Last week we got a tree. It looks like this now:

It's displaced me from what Girlfriend "affectionately" calls my "nest," that alcove by the window which was just the right size for a big, squishy chair or a decorative conifer. I guess they'll take turns.

It happened that the closest Zipcars to our house was taken the day we decided to get the tree, so we went along the trail to the metro station, where the next closest ones were. The trees on either side of the path were bare for the first time that I'd been around to notice, and I could see pretty deep into the forest. Something square caught my eye. Bricks, apparently. An oven? A fireplace? What looked like a foundation around it. We didn't have time to check it out just then, but it made for an interesting change in our impression of the formerly impenetrable woods, which had seemed to contain nothing but spawn points for deer. It's easy to forget that forests aren't necessarily old, and this one had sprung up where something had apparently been built. Had someone lived there? Had there been a road there?

On the way back from dropping the car off, we had more time, so we veered off the trail to see what we were looking at and maybe take some pictures. It would have been silly to expect too much, but I will admit to harboring some residual fantasies from my interest a few years ago in ruins photography. I wasn't hoping for anything spectacular, but some pictures of an old house abandoned in the woods, two stone's throws from my own house, would have been tremendously neat.

An aside, to point out the first thing I learned, which is something I knew objectively but have instinctively forgotten lately because I've been playing Skyrim: it's really hard to get anywhere when you go off the path. Sandbox games may have taught me to make a beeline for the floating triangle in the distance, but in real life bees make lines because they don't have to push underbrush aside. And on the subject of floating rectangles, once we were in the woods we didn't end up exactly where we had set out to go anyway.

Which was odd, because we did sight a square pile of bricks and go more or less directly toward it. But it wasn't an oven or a chimney, it was just... bricks.

And nearby were more bricks.

Also one of these:

But mostly the woods were just full of bricks!

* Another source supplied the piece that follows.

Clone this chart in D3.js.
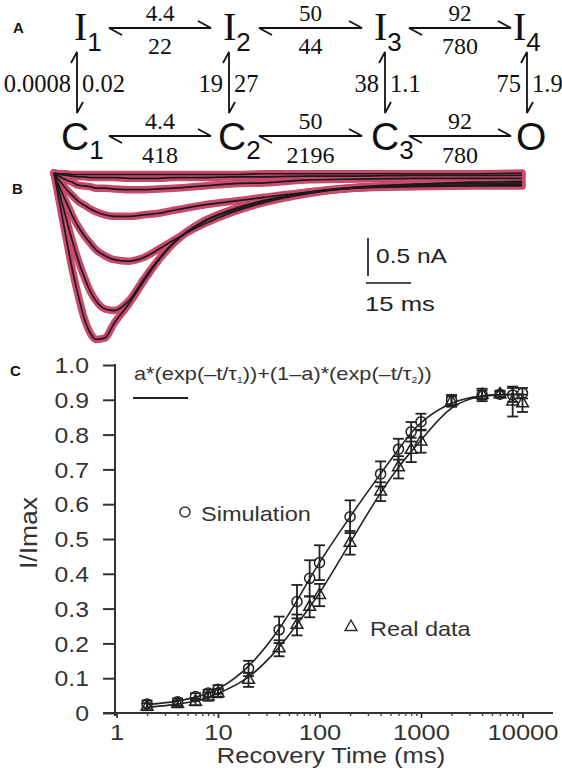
<!DOCTYPE html>
<html><head><meta charset="utf-8">
<script src="https://cdn.jsdelivr.net/npm/d3@7"></script>
<style>body{margin:0;background:#fff} svg{display:block}</style>
</head><body><svg id="fig" width="562" height="770"></svg>
<script>
// ---------- Panel A data (kinetic scheme) ----------
const topStates = ["I","I","I","I"];
const topSubs = ["1","2","3","4"];
const bottomStates = ["C","C","C","O"];
const bottomSubs = ["1","2","3",""];
const topForward = ["4.4","50","92"];
const topBackward = ["22","44","780"];
const bottomForward = ["4.4","50","92"];
const bottomBackward = ["418","2196","780"];
const vertLeft = ["0.0008","19","38","75"];
const vertRight = ["0.02","27","1.1","1.9"];

// ---------- Panel B data (current traces, ms / nA) ----------
const traceTime = [0,2,4,6,8,10,12,14,17,20,25,30,35,40,50,60,70,85,100,120,140,156];
const traceA = [0,-0.42,-0.84,-1.25,-1.60,-1.90,-2.10,-2.19,-2.17,-1.98,-1.72,-1.42,-1.14,-0.92,-0.64,-0.49,-0.37,-0.26,-0.20,-0.18,-0.17,-0.17];
const traceB = [0,-0.29,-0.59,-0.88,-1.14,-1.36,-1.55,-1.68,-1.79,-1.81,-1.68,-1.39,-1.13,-0.91,-0.63,-0.47,-0.36,-0.25,-0.19,-0.17,-0.16,-0.15];
const traceC = [0,-0.20,-0.38,-0.55,-0.70,-0.82,-0.92,-1.01,-1.09,-1.14,-1.16,-1.11,-1.00,-0.88,-0.67,-0.51,-0.39,-0.27,-0.19,-0.15,-0.14,-0.13];
const traceD = [0,-0.11,-0.21,-0.29,-0.37,-0.42,-0.47,-0.51,-0.55,-0.57,-0.57,-0.55,-0.53,-0.49,-0.42,-0.37,-0.32,-0.25,-0.20,-0.15,-0.12,-0.11];
const traceE = [0,-0.05,-0.09,-0.12,-0.16,-0.17,-0.18,-0.20,-0.20,-0.21,-0.22,-0.22,-0.21,-0.20,-0.17,-0.14,-0.13,-0.09,-0.08,-0.07,-0.07,-0.07];
const traceF = [0,-0.02,-0.03,-0.04,-0.05,-0.05,-0.06,-0.06,-0.06,-0.06,-0.07,-0.07,-0.07,-0.06,-0.06,-0.05,-0.05,-0.04,-0.04,-0.03,-0.03,-0.03];
const traceG = [0,-0.01,-0.01,-0.02,-0.02,-0.02,-0.02,-0.02,-0.02,-0.02,-0.02,-0.02,-0.02,-0.02,-0.02,-0.02,-0.01,-0.01,-0.01,-0.01,-0.01,0];
const scaleBarTime = 15;     // ms
const scaleBarCurrent = 0.5; // nA

// ---------- Panel C data (recovery from inactivation) ----------
const recoveryTime = [2,4,6,8,10,20,40,60,80,100,200,400,600,800,1000,2000,4000,6000,8000,10000];
const simMean = [0.026,0.032,0.047,0.057,0.068,0.128,0.239,0.320,0.387,0.432,0.564,0.687,0.758,0.808,0.837,0.899,0.914,0.916,0.914,0.919];
const simErr  = [0.010,0.010,0.010,0.010,0.012,0.022,0.038,0.048,0.052,0.050,0.047,0.036,0.030,0.028,0.023,0.015,0.018,0.010,0.020,0.015];
const realMean = [0.018,0.026,0.032,0.047,0.057,0.095,0.186,0.253,0.305,0.339,0.489,0.636,0.706,0.756,0.780,0.895,0.914,0.916,0.895,0.890];
const realErr  = [0.010,0.010,0.010,0.012,0.012,0.020,0.023,0.030,0.030,0.032,0.034,0.027,0.032,0.035,0.032,0.015,0.013,0.008,0.043,0.025];
const simFit  = [0.024,0.033,0.045,0.056,0.066,0.126,0.238,0.322,0.386,0.434,0.565,0.688,0.758,0.806,0.838,0.897,0.913,0.915,0.916,0.916];
const realFit = [0.016,0.025,0.033,0.045,0.056,0.095,0.186,0.254,0.305,0.342,0.489,0.636,0.707,0.752,0.783,0.890,0.912,0.914,0.915,0.915];
const yTicks = [0,0.1,0.2,0.3,0.4,0.5,0.6,0.7,0.8,0.9,1.0];
const xMajor = [1,10,100,1000,10000];

// ---------- helpers ----------
const SANS = "'Liberation Sans', Arial, Helvetica, sans-serif";
const SERIF = "'Liberation Serif', 'Times New Roman', serif";
const INK = "#222";
function stretch(sel, f){
  sel.each(function(){
    const w = this.getComputedTextLength();
    this.setAttribute("textLength", (w*f).toFixed(1));
    this.setAttribute("lengthAdjust","spacingAndGlyphs");
  });
}
const svg = d3.select("#fig");

// panel letters
[["A",13,33],["B",12,194],["C",10,376]].forEach(([t,x,y])=>{
  svg.append("text").attr("x",x).attr("y",y).text(t)
    .attr("font-family",SANS).attr("font-weight","bold").attr("font-size",15).attr("fill","#111");
});

// ================= Panel A =================
const gA = svg.append("g");
const colX = [77,229,385,527];
const iStart = [74,223,374,513];
const cStart = [61,218,371,516];
const rowTop = 28, rowBot = 136, vTop = 52, vBot = 113;
const arrowSpan = [[109,211],[259,362],[409,511]];

topStates.forEach((s,i)=>{
  const t = gA.append("text").attr("x",iStart[i]).attr("y",39.5)
    .attr("font-family",SERIF).attr("font-size",40).attr("fill","#111").text(s);
  t.append("tspan").attr("dy",11).attr("font-family",SANS).attr("font-size",26).text(topSubs[i]);
});
bottomStates.forEach((s,i)=>{
  const t = gA.append("text").attr("x",cStart[i]).attr("y",149.5)
    .attr("font-family",SANS).attr("font-size",39).attr("fill","#111").text(s);
  if(bottomSubs[i]) t.append("tspan").attr("dy",9).attr("font-size",26).text(bottomSubs[i]);
});
function hArrow(x1,x2,y){
  gA.append("path").attr("d",`M${x1+13},${y+7}L${x1},${y}L${x2},${y}L${x2-13},${y-7}`)
    .attr("fill","none").attr("stroke","#111").attr("stroke-width",1.8);
}
function vArrow(x,y1,y2){
  gA.append("path").attr("d",`M${x-6},${y1+11}L${x},${y1}L${x},${y2}L${x+6},${y2-11}`)
    .attr("fill","none").attr("stroke","#111").attr("stroke-width",1.8);
}
arrowSpan.forEach(([a,b],i)=>{
  hArrow(a,b,rowTop); hArrow(a,b,rowBot);
  const cx=(a+b)/2;
  const lab=(txt,y,fs)=>gA.append("text").attr("x",cx).attr("y",y).attr("text-anchor","middle")
    .attr("font-family",SERIF).attr("font-size",fs).attr("fill","#111").text(txt);
  lab(topForward[i],21,23); lab(topBackward[i],54,24);
  lab(bottomForward[i],129,24); lab(bottomBackward[i],163,24);
});
colX.forEach((x,i)=>{
  vArrow(x,vTop,vBot);
  gA.append("text").attr("x",x-6).attr("y",91.5).attr("text-anchor","end")
    .attr("font-family",SERIF).attr("font-size",24.5).attr("fill","#111").text(vertLeft[i]);
  gA.append("text").attr("x",x+5).attr("y",91.5)
    .attr("font-family",SERIF).attr("font-size",24.5).attr("fill","#111").text(vertRight[i]);
});

// ================= Panel B =================
const gB = svg.append("g");
const xB = d3.scaleLinear().domain([0,156]).range([54,522]);
const yB = d3.scaleLinear().domain([0,-2.5]).range([173,363]);
const traces = [traceA,traceB,traceC,traceD,traceE,traceF,traceG];
const lineB = d3.line().x((d,i)=>xB(traceTime[i])).y(d=>yB(d)).curve(d3.curveMonotoneX);
traces.forEach(tr=>{
  gB.append("path").attr("d",lineB(tr)).attr("fill","none")
    .attr("stroke","#c94a6d").attr("stroke-width",7.5).attr("stroke-linejoin","round").attr("stroke-linecap","round");
});
traces.forEach(tr=>{
  gB.append("path").attr("d",lineB(tr)).attr("fill","none")
    .attr("stroke","#1a1a1a").attr("stroke-width",1.7).attr("stroke-linejoin","round");
});
// scale bars
const sbX = 368, sbTop = 238, sbY = 283;
const vLen = yB(-scaleBarCurrent)-yB(0);
const hLen = xB(scaleBarTime)-xB(0);
gB.append("line").attr("x1",sbX).attr("x2",sbX).attr("y1",sbTop).attr("y2",sbTop+vLen)
  .attr("stroke","#111").attr("stroke-width",1.6);
gB.append("line").attr("x1",sbX-2).attr("x2",sbX-2+hLen).attr("y1",sbY).attr("y2",sbY)
  .attr("stroke","#111").attr("stroke-width",1.6);
stretch(gB.append("text").attr("x",376).attr("y",263).attr("font-family",SANS).attr("font-size",21)
  .attr("fill","#222").text(scaleBarCurrent+" nA"),1.17);
stretch(gB.append("text").attr("x",365).attr("y",311).attr("font-family",SANS).attr("font-size",21)
  .attr("fill","#222").text(scaleBarTime+" ms"),1.22);

// ================= Panel C =================
const gC = svg.append("g");
const xC = d3.scaleLog().domain([1,10000]).range([116.5,522.5]);
const yC = d3.scaleLinear().domain([0,1]).range([713,365]);

// axes lines
gC.append("line").attr("x1",103).attr("x2",553).attr("y1",713).attr("y2",713).attr("stroke","#333").attr("stroke-width",2);
gC.append("line").attr("x1",115).attr("x2",115).attr("y1",364).attr("y2",716).attr("stroke","#333").attr("stroke-width",2);

// y axis ticks + labels
const yAx = gC.append("g").attr("transform","translate(115,0)")
  .call(d3.axisLeft(yC).tickValues(yTicks).tickSize(12).tickPadding(14)
    .tickFormat(d=>d===0?"0":d3.format(".1f")(d)));
yAx.select(".domain").remove();
yAx.selectAll("line").attr("stroke","#333").attr("stroke-width",2);
yAx.selectAll("text").attr("font-family",SANS).attr("font-size",21.5).attr("fill","#333").attr("dy","0.36em");
stretch(yAx.selectAll("text"),1.15);

// x axis ticks
const minorTicks = [];
xMajor.slice(0,-1).forEach(m=>{ for(let k=2;k<=9;k++) minorTicks.push(m*k); });
const xMin = gC.append("g").attr("transform","translate(0,713)")
  .call(d3.axisBottom(xC).tickValues(minorTicks).tickSize(3).tickFormat(""));
xMin.select(".domain").remove();
xMin.selectAll("line").attr("stroke","#444").attr("stroke-width",1.4);
const xAx = gC.append("g").attr("transform","translate(0,713)")
  .call(d3.axisBottom(xC).tickValues(xMajor).tickSize(5).tickPadding(6).tickFormat(d3.format("d")));
xAx.select(".domain").remove();
xAx.selectAll("line").attr("stroke","#333").attr("stroke-width",1.8);
xAx.selectAll("text").attr("font-family",SANS).attr("font-size",22).attr("fill","#333");
stretch(xAx.selectAll("text"),1.16);

// axis titles
stretch(gC.append("text").attr("x",331).attr("y",763).attr("text-anchor","middle")
  .attr("font-family",SANS).attr("font-size",22).attr("fill","#333").text("Recovery Time (ms)"),1.16);
stretch(gC.append("text").attr("transform","translate(37,533) rotate(-90)").attr("text-anchor","middle")
  .attr("font-family",SANS).attr("font-size",23).attr("fill","#333").text("I/Imax"),1.15);

// fit curves
const fitLine = d3.line().x((d,i)=>xC(recoveryTime[i])).y(d=>yC(d)).curve(d3.curveBasis);
[simFit,realFit].forEach(f=>{
  gC.append("path").attr("d",fitLine(f)).attr("fill","none").attr("stroke",INK).attr("stroke-width",1.6);
});

// error bars + markers
function series(mean, err, shape){
  const g = gC.append("g");
  recoveryTime.forEach((t,i)=>{
    const x = xC(t), y0 = yC(mean[i]-err[i]), y1 = yC(mean[i]+err[i]);
    g.append("line").attr("x1",x).attr("x2",x).attr("y1",y0).attr("y2",y1).attr("stroke",INK).attr("stroke-width",1.8);
    [y0,y1].forEach(yy=>g.append("line").attr("x1",x-5.5).attr("x2",x+5.5).attr("y1",yy).attr("y2",yy).attr("stroke",INK).attr("stroke-width",1.8));
    g.append("path").attr("transform",`translate(${x},${yC(mean[i])})`)
      .attr("d",d3.symbol(shape, shape===d3.symbolCircle?80:60)())
      .attr("fill","none").attr("stroke",INK).attr("stroke-width",1.5);
  });
}
series(realMean, realErr, d3.symbolTriangle);
series(simMean, simErr, d3.symbolCircle);

// legends
gC.append("path").attr("transform","translate(185,512)").attr("d",d3.symbol(d3.symbolCircle,80)())
  .attr("fill","none").attr("stroke","#333").attr("stroke-width",1.5);
stretch(gC.append("text").attr("x",201).attr("y",521).attr("font-family",SANS).attr("font-size",21)
  .attr("fill","#333").text("Simulation"),1.12);
gC.append("path").attr("transform","translate(351,627)").attr("d",d3.symbol(d3.symbolTriangle,60)())
  .attr("fill","none").attr("stroke","#333").attr("stroke-width",1.5);
stretch(gC.append("text").attr("x",370).attr("y",636).attr("font-family",SANS).attr("font-size",21)
  .attr("fill","#333").text("Real data"),1.12);

// formula legend
const ft = gC.append("text").attr("x",134).attr("y",380).attr("font-family",SANS).attr("font-size",19).attr("fill","#333");
ft.append("tspan").text("a*(exp(\u2013t/\u03c4");
ft.append("tspan").attr("font-size",9).attr("dy",3).text("1");
ft.append("tspan").attr("dy",-3).text("))+(1\u2013a)*(exp(\u2013t/\u03c4");
ft.append("tspan").attr("font-size",9).attr("dy",3).text("2");
ft.append("tspan").attr("dy",-3).text("))");
stretch(ft,1.145);
gC.append("line").attr("x1",133).attr("x2",188).attr("y1",398).attr("y2",398).attr("stroke","#222").attr("stroke-width",2);
</script></body></html>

The bike trail had once been a railroad track, so we figured this must have been the remains of some railroad-connected building, but that was as far as we could speculate. Chunks had fallen pretty helter-skelter. This one block may be what I mistook for a fireplace from the path, but I never did get my bearings that precisely.

Not everything was strewn around like that. Some foundations were in place, particularly some walls around a hollow that looked like they went pretty deep. Maybe this hinted at the purpose of the whole mess of structures, or would hint if I knew anything about railroads.

A culvert? Was there a bridge here? Only just now am I regretting not going deep enough into the woods to look at this from the other side. But in my defense, it was cold, and we were nearly out of sight of the path, and the bricks just kept going.

So the mysterious bricks remain mysterious, at least to me, and my dreams of ruins are... well, not ruined. Tempered?

The next day, our trudge through a Maryland forest still fresh in our mind, we decided to do what any reasonable people would do: we watched The Blair Witch Project. Which I'd never seen, despite being the perfect age to have been scared bejeezusless by it when it came out. Now that I am a fogey, I was able to watch it and keep most of my bejeezus, but that last image did get under my eyelids as I tried to go to sleep that night.

And when geese go overhead (it's weird to me to have geese still going overhead this late in the year), I imagine their honking as an ongoing argument, the one in front shouting, "We are going south! We've been going south!"